Beispiel 6 zeigt als Fortsetzung unseres horizontalen Ansatzes aus der letzten Folge die E-Moll-Pentatonik über mehr als zwei Oktaven. Zu beachten ist der Fingersatz der linken Hand, nur Zeigefinger (1) und Ringfinger (3) kommen zum Einsatz. So spielen viele große Blues-Gitarristen gerne!
Beispiel 7 zeigt ein Bending-Lick aus der E-Moll-Pentatonik in der XII. Lage auf H-, G- und D-Saite. Und genau in diesem Bereich spielt Jimi Hendrix den ersten Teil seines ikonischen Solos über ‚Little Wing’ (Beispiel 8).
Warum klingen diese Lines so überzeugend? Die lange klingenden zentralen Töne sind Akkordtöne wie E im ersten Takt (Grundton von Em), B im dritten Takt (Terz von G-Dur) oder G im vierten Takt (Grundton von G-Dur).

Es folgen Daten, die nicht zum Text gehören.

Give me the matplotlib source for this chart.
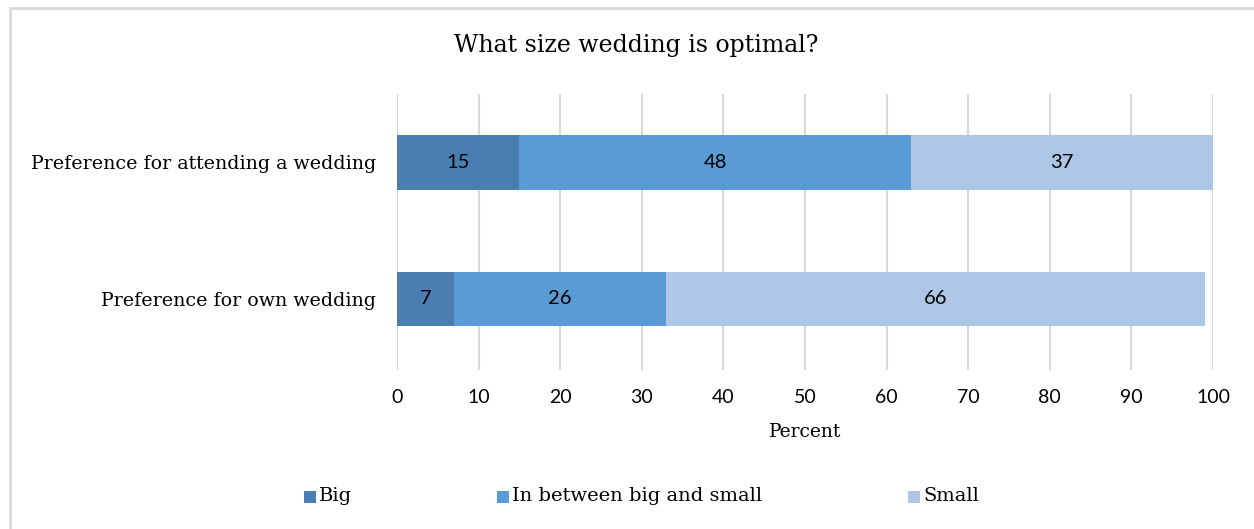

Sting hat auch eine wunderbare Version von ‚Little Wing’ eingespielt und holte für die Lead-Parts den US-Gitarristen Hiram Bullock ins Studio. Auch der spielte im ersten Teil seines Solos (Beispiel 9) fast nur mit der E-Moll-Pentatonik, garnierte diese aber mit den Zusatztönen c und f#, den zwei Tönen aus E-Äolisch, die nicht in der E-Moll-Pentatonik zu finden sind.